* [What you have to do]
Take the lines beginning with the one that contains "Output the Python" and ending with the one that contains "3600, 4000, 5000]", and set them down exactly. Omit all pictures.
--- START Dataset entries ---
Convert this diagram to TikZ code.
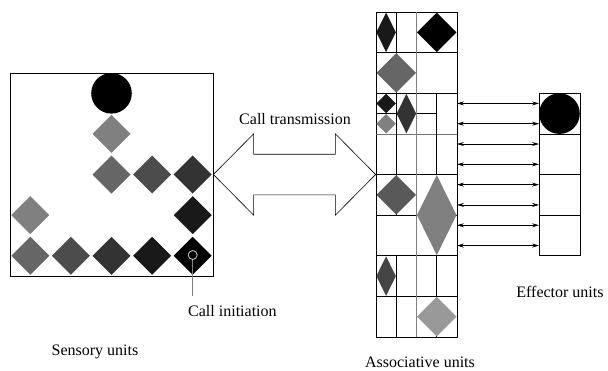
\documentclass[tikz,border=0pt]{standalone}
\usepackage{fontspec}
\setmainfont{Liberation Serif}
\usepackage{tikz}
\usetikzlibrary{arrows.meta,%
                shapes.geometric,positioning}

\begin{document}
\begin{tikzpicture}[x=1pt,y=-1pt,
  unitbox/.style={draw,line width=0.8pt,inner sep=0pt},
  dia/.style={diamond,draw=none,inner sep=0pt,outer sep=0pt},
  blob/.style={circle,fill=black,inner sep=0pt,minimum size=40.6pt},
  gridline/.style={line width=0.8pt},
  biarrow/.style={{Stealth[length=7pt,width=4pt,inset=2.5pt]}-{Stealth[length=7pt,width=4pt,inset=2.5pt]},line width=0.6pt},
  lbl/.style={font=\fontsize{16}{19}\selectfont,inner sep=0pt,anchor=base}]
\useasboundingbox (0,0) rectangle (608,370);
\node[unitbox,minimum width=203pt,minimum height=203pt] (sens) at (111.5,174.5) {};
\node[blob] (sc) at (111.5,93.3) {};
\node[dia,minimum size=38pt,fill=black!50] (s1) at (111.5,133.9) {};
\node[dia,minimum size=38pt,fill=black!60] (s2) at (111.5,174.5) {};
\node[dia,minimum size=38pt,fill=black!70] (s3) at (152.1,174.5) {};
\node[dia,minimum size=38pt,fill=black!80] (s4) at (192.7,174.5) {};
\node[dia,minimum size=38pt,fill=black!50] (s5) at (30.3,215.1) {};
\node[dia,minimum size=38pt,fill=black!90] (s6) at (192.7,215.1) {};
\node[dia,minimum size=38pt,fill=black!60] (s7) at (30.3,255.75) {};
\node[dia,minimum size=38pt,fill=black!70] (s8) at (70.9,255.75) {};
\node[dia,minimum size=38pt,fill=black!80] (s9) at (111.5,255.75) {};
\node[dia,minimum size=38pt,fill=black!90] (s10) at (152.1,255.75) {};
\node[dia,minimum size=38pt,fill=black] (s11) at (192.7,255.75) {};
\node[circle,draw=black!20,line width=0.8pt,minimum size=9pt,inner sep=0pt] (ci) at (192.7,255) {};
\coordinate (ciend) at (192.7,296);
\draw[black!50,line width=0.8pt] (ci) -- (ciend);
\node[lbl,anchor=base west] (cil) at (188,316) {Call initiation};
\node[lbl] (sensl) at (95,355) {Sensory units};
\node[unitbox,minimum width=81pt,minimum height=325pt] (assoc) at (416.5,174.5) {};
\draw[line width=0.6pt] (sens.east) -- (253.6,133.9) -- (253.6,154.2) -- (335.4,154.2) -- (335.4,133.9)
  -- (assoc.west) -- (335.4,215.1) -- (335.4,194.8) -- (253.6,194.8) -- (253.6,215.1) -- cycle;
\node[lbl] (ctl) at (295,124) {Call transmission};
\foreach \yy in {52.6,93.25,174.5,215.1,255.75,296.4}
  \draw[gridline] (376,\yy) -- (457,\yy);
\draw[gridline,black!55] (376,133.9) -- (457,133.9);
\draw[gridline] (376,113.6) -- (436.75,113.6);
\draw[gridline] (396.25,12) -- (396.25,215.1) (396.25,255.75) -- (396.25,337);
\draw[gridline] (436.75,93.25) -- (436.75,174.5) (436.75,255.75) -- (436.75,337);
\draw[gridline,black!50,line width=1pt] (416.5,12) -- (416.5,337);
\node[dia,minimum width=19.5pt,minimum height=39.5pt,fill=black!90] (a1) at (386.1,32.3) {};
\node[dia,minimum width=39.5pt,minimum height=39.5pt,fill=black] (a2) at (436.75,32.3) {};
\node[dia,minimum width=39.5pt,minimum height=39.5pt,fill=black!60] (a3) at (396.25,72.9) {};
\node[dia,minimum width=19.5pt,minimum height=19.5pt,fill=black!90] (a4) at (386.1,103.4) {};
\node[dia,minimum width=19.5pt,minimum height=19.5pt,fill=black!50] (a5) at (386.1,123.75) {};
\node[dia,minimum width=19.5pt,minimum height=39.5pt,fill=black!80] (a6) at (406.4,113.6) {};
\node[dia,minimum width=39.5pt,minimum height=39.5pt,fill=black!65] (a7) at (396.25,194.8) {};
\node[dia,minimum width=39.5pt,minimum height=80pt,fill=black!50] (a8) at (436.75,215.1) {};
\node[dia,minimum width=19.5pt,minimum height=39.5pt,fill=black!73] (a9) at (386.1,276.1) {};
\node[dia,minimum width=39.5pt,minimum height=39.5pt,fill=black!40] (a10) at (436.75,316.7) {};
\node[lbl] (assl) at (420,367) {Associative units};
\node[unitbox,minimum width=41pt,minimum height=162.5pt] (eff) at (559.5,174.5) {};
\foreach \yy in {133.9,174.5,215.1}
  \draw[gridline] (539,\yy) -- (580,\yy);
\node[blob] (ec) at (559.5,113.6) {};
\node[lbl] (effl) at (560,297) {Effector units};
\foreach \k in {0,...,7}{
  \coordinate (al\k) at (457,{103.4+20.31*\k});
  \coordinate (er\k) at (539,{103.4+20.31*\k});
  \draw[biarrow] (al\k) -- (er\k);
}
\end{tikzpicture}
\end{document}
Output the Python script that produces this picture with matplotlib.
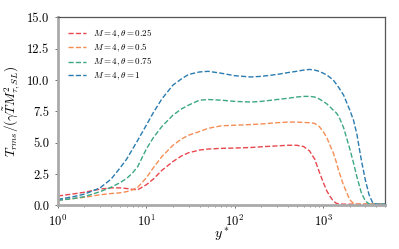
import numpy as np
import matplotlib
matplotlib.use("Agg")
import matplotlib.pyplot as plt

plt.rcParams['font.family'] = 'serif'
plt.rcParams['font.serif'] = ['cmr10', 'DejaVu Serif']
plt.rcParams['mathtext.fontset'] = 'cm'
plt.rcParams['axes.formatter.use_mathtext'] = True

# wall distance y*
y_plus = [1, 1.5, 2, 3, 4, 5, 6, 7, 8, 10, 12, 15, 20, 25, 30, 40, 50, 70, 100,
          150, 200, 300, 400, 500, 600, 700, 800, 900, 1000, 1100, 1200, 1300,
          1400, 1500, 1700, 2000, 2200, 2400, 2700, 3000, 3300, 3600, 4000, 5000]

# T_rms / (gamma T M^2) for theta = 0.25, 0.5, 0.75, 1
t_025 = [0.75, 0.92, 1.05, 1.3, 1.4, 1.4, 1.35, 1.28, 1.25, 1.65, 2.1, 2.8, 3.5,
         3.95, 4.2, 4.42, 4.5, 4.55, 4.58, 4.62, 4.68, 4.75, 4.8, 4.8, 4.7, 4.35,
         3.7, 2.7, 1.85, 1.15, 0.7, 0.35, 0.18, 0.12, 0.1, 0.1, 0.1, 0.1, 0.1,
         0.1, 0.1, 0.1, 0.1, 0.1]
t_05 = [0.42, 0.55, 0.65, 0.85, 0.95, 1.0, 1.1, 1.25, 1.45, 2.2, 3.0, 3.9, 4.8,
        5.3, 5.6, 5.9, 6.15, 6.35, 6.4, 6.45, 6.5, 6.6, 6.65, 6.65, 6.62, 6.6,
        6.55, 6.3, 5.9, 5.4, 4.75, 4.2, 3.5, 2.75, 1.6, 0.45, 0.15, 0.1, 0.1,
        0.1, 0.1, 0.1, 0.1, 0.1]
t_075 = [0.4, 0.55, 0.7, 1.1, 1.45, 1.8, 2.15, 2.6, 3.1, 4.5, 5.4, 6.3, 7.2,
         7.7, 8.0, 8.4, 8.45, 8.4, 8.3, 8.25, 8.3, 8.45, 8.55, 8.65, 8.7, 8.7,
         8.65, 8.5, 8.3, 8.1, 7.85, 7.6, 7.4, 7.1, 6.2, 4.5, 3.4, 2.3, 1.0,
         0.35, 0.12, 0.1, 0.1, 0.1]
t_1 = [0.48, 0.7, 0.9, 1.4, 2.1, 2.95, 3.7, 4.5, 5.2, 6.4, 7.4, 8.5, 9.6,
       10.1, 10.45, 10.65, 10.7, 10.55, 10.35, 10.25, 10.3, 10.45, 10.6, 10.7,
       10.8, 10.85, 10.8, 10.7, 10.55, 10.4, 10.2, 10.0, 9.7, 9.4, 8.8, 7.6,
       6.8, 5.7, 3.6, 2.0, 0.85, 0.25, 0.1, 0.1]

thetas = ['0.25', '0.5', '0.75', '1']
colors = ['#e8474f', '#f58e55', '#3ca883', '#2a7bb0']

fig, ax = plt.subplots(figsize=(3.99, 2.49), dpi=100)
fig.subplots_adjust(left=0.145, right=0.965, bottom=0.175, top=0.93)

for vals, th, c in zip([t_025, t_05, t_075, t_1], thetas, colors):
    ax.plot(y_plus, vals, '--', color=c, lw=1.0, label=rf'$M=4, \theta={th}$')

ax.set_xscale('log')
ax.set_xlim(1, 5000)
ax.set_ylim(0, 15)
ax.set_yticks([0, 2.5, 5, 7.5, 10, 12.5, 15])
ax.set_yticklabels(['0.0', '2.5', '5.0', '7.5', '10.0', '12.5', '15.0'])
ax.tick_params(labelsize=9, length=2.5, width=0.6, color='#555555')
ax.tick_params(which='minor', length=1.5, width=0.5, color='#555555')

for s in ['left', 'bottom']:
    ax.spines[s].set_color('#aaaaaa')
    ax.spines[s].set_linewidth(2.0)
for s in ['top', 'right']:
    ax.spines[s].set_color('#555555')
    ax.spines[s].set_linewidth(0.9)

ax.set_xlabel(r'$y^*$', fontsize=10, labelpad=-2)
ax.set_ylabel(r'$T_{rms}/(\gamma \tilde{T} M^2_{\tau,SL})$', fontsize=9.5, labelpad=3)
ax.legend(loc='upper left', frameon=False, fontsize=6.5, handlelength=2.0,
          labelspacing=0.2, borderaxespad=0.7)

plt.savefig('out.png', dpi=100)
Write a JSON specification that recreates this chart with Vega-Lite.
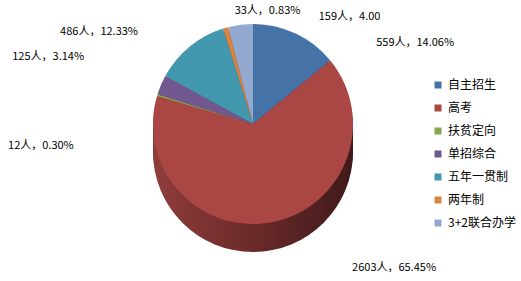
{
  "$schema": "https://vega.github.io/schema/vega-lite/v6.json",
  "width": 506,
  "height": 248,
  "padding": 0,
  "background": "white",
  "config": {"view": {"stroke": null}, "font": "Noto Sans CJK SC"},
  "data": {"values": [
    {"i": 1, "cat": "自主招生", "count": 559, "label": "559人，14.06%"},
    {"i": 2, "cat": "高考", "count": 2603, "label": "2603人，65.45%"},
    {"i": 3, "cat": "扶贫定向", "count": 12, "label": "12人，0.30%"},
    {"i": 4, "cat": "单招综合", "count": 125, "label": "125人，3.14%"},
    {"i": 5, "cat": "五年一贯制", "count": 486, "label": "486人，12.33%"},
    {"i": 6, "cat": "两年制", "count": 33, "label": "33人，0.83%"},
    {"i": 7, "cat": "3+2联合办学", "count": 159, "label": "159人，4.00"}
  ]},
  "layer": [
    {"transform": [{"filter": "datum.cat === '高考'"}], "mark": {"type": "arc", "radius": 100, "yOffset": 28, "color": {"gradient": "linear", "x1": 0, "x2": 1, "y1": 0, "y2": 0, "stops": [{"offset": 0, "color": "#8f3d3b"}, {"offset": 0.5, "color": "#6b2a29"}, {"offset": 1, "color": "#3f1a1a"}]}}, "encoding": {}},
    {"transform": [{"filter": "datum.cat === '高考'"}], "mark": {"type": "arc", "radius": 100, "yOffset": 25, "color": {"gradient": "linear", "x1": 0, "x2": 1, "y1": 0, "y2": 0, "stops": [{"offset": 0, "color": "#8f3d3b"}, {"offset": 0.5, "color": "#6b2a29"}, {"offset": 1, "color": "#3f1a1a"}]}}, "encoding": {}},
    {"transform": [{"filter": "datum.cat === '高考'"}], "mark": {"type": "arc", "radius": 100, "yOffset": 22, "color": {"gradient": "linear", "x1": 0, "x2": 1, "y1": 0, "y2": 0, "stops": [{"offset": 0, "color": "#8f3d3b"}, {"offset": 0.5, "color": "#6b2a29"}, {"offset": 1, "color": "#3f1a1a"}]}}, "encoding": {}},
    {"transform": [{"filter": "datum.cat === '高考'"}], "mark": {"type": "arc", "radius": 100, "yOffset": 19, "color": {"gradient": "linear", "x1": 0, "x2": 1, "y1": 0, "y2": 0, "stops": [{"offset": 0, "color": "#8f3d3b"}, {"offset": 0.5, "color": "#6b2a29"}, {"offset": 1, "color": "#3f1a1a"}]}}, "encoding": {}},
    {"transform": [{"filter": "datum.cat === '高考'"}], "mark": {"type": "arc", "radius": 100, "yOffset": 16, "color": {"gradient": "linear", "x1": 0, "x2": 1, "y1": 0, "y2": 0, "stops": [{"offset": 0, "color": "#8f3d3b"}, {"offset": 0.5, "color": "#6b2a29"}, {"offset": 1, "color": "#3f1a1a"}]}}, "encoding": {}},
    {"transform": [{"filter": "datum.cat === '高考'"}], "mark": {"type": "arc", "radius": 100, "yOffset": 13, "color": {"gradient": "linear", "x1": 0, "x2": 1, "y1": 0, "y2": 0, "stops": [{"offset": 0, "color": "#8f3d3b"}, {"offset": 0.5, "color": "#6b2a29"}, {"offset": 1, "color": "#3f1a1a"}]}}, "encoding": {}},
    {"transform": [{"filter": "datum.cat === '高考'"}], "mark": {"type": "arc", "radius": 100, "yOffset": 10, "color": {"gradient": "linear", "x1": 0, "x2": 1, "y1": 0, "y2": 0, "stops": [{"offset": 0, "color": "#8f3d3b"}, {"offset": 0.5, "color": "#6b2a29"}, {"offset": 1, "color": "#3f1a1a"}]}}, "encoding": {}},
    {"transform": [{"filter": "datum.cat === '高考'"}], "mark": {"type": "arc", "radius": 100, "yOffset": 7, "color": {"gradient": "linear", "x1": 0, "x2": 1, "y1": 0, "y2": 0, "stops": [{"offset": 0, "color": "#8f3d3b"}, {"offset": 0.5, "color": "#6b2a29"}, {"offset": 1, "color": "#3f1a1a"}]}}, "encoding": {}},
    {"transform": [{"filter": "datum.cat === '高考'"}], "mark": {"type": "arc", "radius": 100, "yOffset": 4, "color": {"gradient": "linear", "x1": 0, "x2": 1, "y1": 0, "y2": 0, "stops": [{"offset": 0, "color": "#8f3d3b"}, {"offset": 0.5, "color": "#6b2a29"}, {"offset": 1, "color": "#3f1a1a"}]}}, "encoding": {}},
    {
      "mark": {"type": "arc", "radius": 100},
      "encoding": {
        "theta": {"field": "count", "type": "quantitative", "stack": true},
        "order": {"field": "i", "type": "quantitative"},
        "color": {
          "field": "cat", "type": "nominal",
          "scale": {
            "domain": ["自主招生", "高考", "扶贫定向", "单招综合", "五年一贯制", "两年制", "3+2联合办学"],
            "range": ["#4572a7", "#aa4643", "#89a54e", "#71588f", "#4198af", "#db843d", "#93a9cf"]
          },
          "legend": {
            "orient": "none", "legendX": 432, "legendY": 79, "title": null,
            "symbolType": "square", "symbolSize": 49, "symbolStrokeWidth": 0,
            "labelFontSize": 12, "labelColor": "#000000", "labelFont": "Noto Sans CJK SC",
            "rowPadding": 11, "labelOffset": 4, "labelLimit": 100
          }
        }
      }
    },
    {
      "mark": {
        "type": "text", "radius": 115, "fontSize": 11, "color": "#000000", "font": "Noto Sans CJK SC",
        "dx": {"expr": "datum.cat==='自主招生'?113:datum.cat==='高考'?118:datum.cat==='扶贫定向'?-102:datum.cat==='单招综合'?-99:datum.cat==='五年一贯制'?-81:datum.cat==='两年制'?46:111"},
        "dy": {"expr": "datum.cat==='自主招生'?23:datum.cat==='高考'?31:datum.cat==='扶贫定向'?55:datum.cat==='单招综合'?-22:datum.cat==='五年一贯制'?-3:datum.cat==='两年制'?-2:7"}
      },
      "encoding": {
        "theta": {"field": "count", "type": "quantitative", "stack": true},
        "order": {"field": "i", "type": "quantitative"},
        "text": {"field": "label", "type": "nominal"}
      }
    }
  ]
}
--- END Dataset entries ---
* [Solution for this problem]
Output the Python script that produces this picture with matplotlib.
import numpy as np
import matplotlib
matplotlib.use("Agg")
import matplotlib.pyplot as plt

plt.rcParams['font.family'] = 'serif'
plt.rcParams['font.serif'] = ['cmr10', 'DejaVu Serif']
plt.rcParams['mathtext.fontset'] = 'cm'
plt.rcParams['axes.formatter.use_mathtext'] = True

# wall distance y*
y_plus = [1, 1.5, 2, 3, 4, 5, 6, 7, 8, 10, 12, 15, 20, 25, 30, 40, 50, 70, 100,
          150, 200, 300, 400, 500, 600, 700, 800, 900, 1000, 1100, 1200, 1300,
          1400, 1500, 1700, 2000, 2200, 2400, 2700, 3000, 3300, 3600, 4000, 5000]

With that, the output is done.